From the first line of the listing below to the line with "142000, 144000, 146000]", print each line exactly, and nothing more. Leave out the pictures.

▽

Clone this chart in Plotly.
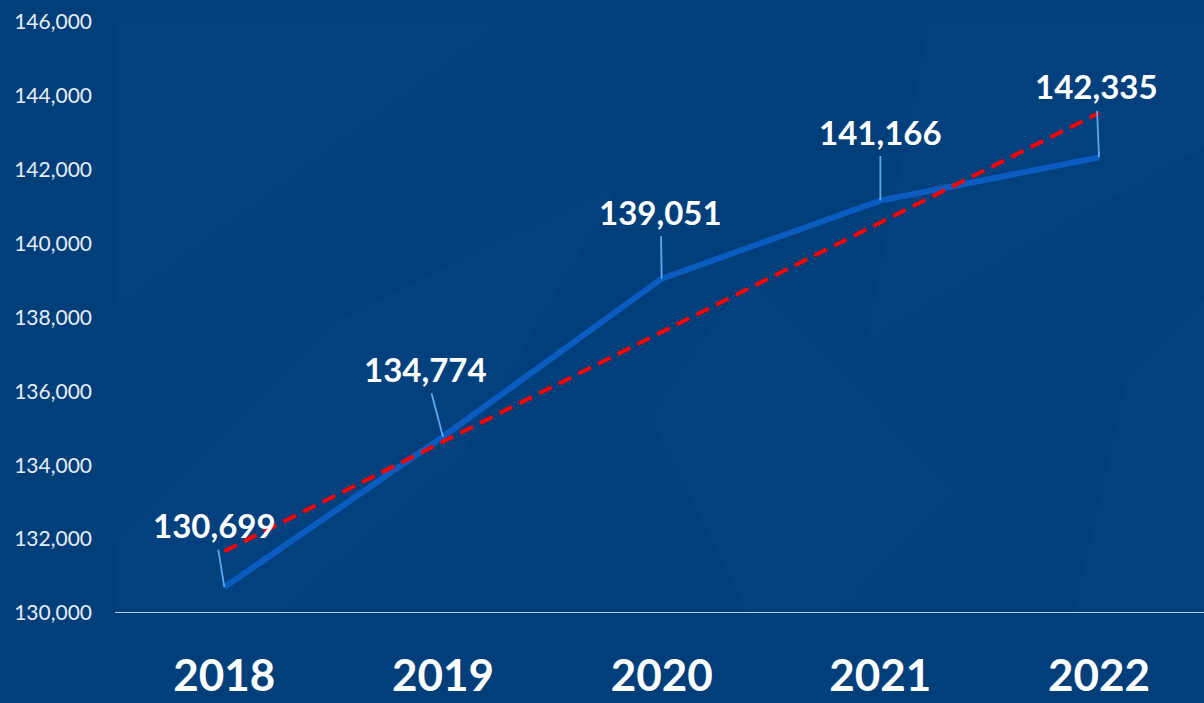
import numpy as np
import plotly.graph_objects as go

years = ["2018", "2019", "2020", "2021", "2022"]
values = [130699, 134774, 139051, 141166, 142335]
label_text = ["130,699", "134,774", "139,051", "141,166", "142,335"]
y_ticks = [130000, 132000, 134000, 136000, 138000, 140000, 142000, 144000, 146000]

# linear trend (least squares) of the series
xi = np.arange(len(values))
slope, intercept = np.polyfit(xi, values, 1)
trend = [float(v) for v in (slope * xi + intercept)]

label_dx = [-10, -18, -1, 0, -3]
label_dy = [-62, -68, -67, -69, -71]

bg = "#003f7a"
fig = go.Figure()
fig.add_trace(go.Scatter(x=years, y=values, mode="lines",
                         line=dict(color="#0b5cc0", width=6),
                         hoverinfo="skip", showlegend=False))
fig.add_trace(go.Scatter(x=years, y=trend, mode="lines",
                         line=dict(color="#ff0000", width=4, dash="14px,8px"),
                         hoverinfo="skip", showlegend=False))

for i, (v, t, dx, dy) in enumerate(zip(values, label_text, label_dx, label_dy)):
    fig.add_annotation(x=i, y=v, xref="x", yref="y", text="<b>%s</b>" % t, showarrow=True,
                       ax=dx, ay=dy, axref="pixel", ayref="pixel", arrowhead=0, arrowwidth=1.8,
                       arrowcolor="#5aaaee", borderpad=4,
                       font=dict(family="Lato", size=33, color="white"))

# faint decorative facets of the slide background (paper pixel paths)
W, H = 1204.0, 703.0
facets = [
    [(0, 0), (430, 0), (0, 340)],
    [(0, 703), (0, 620), (250, 352), (560, 190), (380, 520), (180, 703)],
    [(900, 0), (1204, 0), (1204, 150), (1000, 270), (830, 380)],
    [(590, 470), (700, 300), (930, 560), (800, 703), (700, 703)],
    [(1060, 703), (1120, 420), (1204, 330), (1204, 703)],
]
shapes = []
for poly in facets:
    path = "M " + " L ".join("%.4f,%.4f" % (px / W, 1 - py / H) for px, py in poly) + " Z"
    shapes.append(dict(type="path", path=path, xref="paper", yref="paper",
                       fillcolor="rgba(40,110,190,0.06)", line=dict(width=0), layer="below"))

fig.update_layout(
    width=1204, height=703,
    paper_bgcolor=bg, plot_bgcolor=bg,
    margin=dict(l=115, r=0, t=22, b=90),
    showlegend=False,
    shapes=shapes,
    xaxis=dict(type="category", range=[-0.5, 4.48], showgrid=False, zeroline=False,
               showline=False, ticks="", ticklabelstandoff=33, automargin=False,
               tickfont=dict(family="Lato", size=44, color="white", weight="bold")),
    yaxis=dict(range=[130000, 146000], tickvals=y_ticks, tickformat=",", showgrid=False,
               zeroline=False, showline=False, ticks="", ticklabelstandoff=22, automargin=False,
               tickfont=dict(family="Lato", size=21, color="#e6edf5")),
)
fig.add_shape(type="line", xref="paper", yref="y", x0=0, x1=1, y0=130000, y1=130000,
              line=dict(color="#a9cbea", width=2))

fig.write_html("out.html", config={"displayModeBar": False},
               post_script="document.body.style.margin='0';")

△

_FINISHED EXERCISE_:
Clone this chart in Plotly.
import numpy as np
import plotly.graph_objects as go

years = ["2018", "2019", "2020", "2021", "2022"]
values = [130699, 134774, 139051, 141166, 142335]
label_text = ["130,699", "134,774", "139,051", "141,166", "142,335"]
y_ticks = [130000, 132000, 134000, 136000, 138000, 140000, 142000, 144000, 146000]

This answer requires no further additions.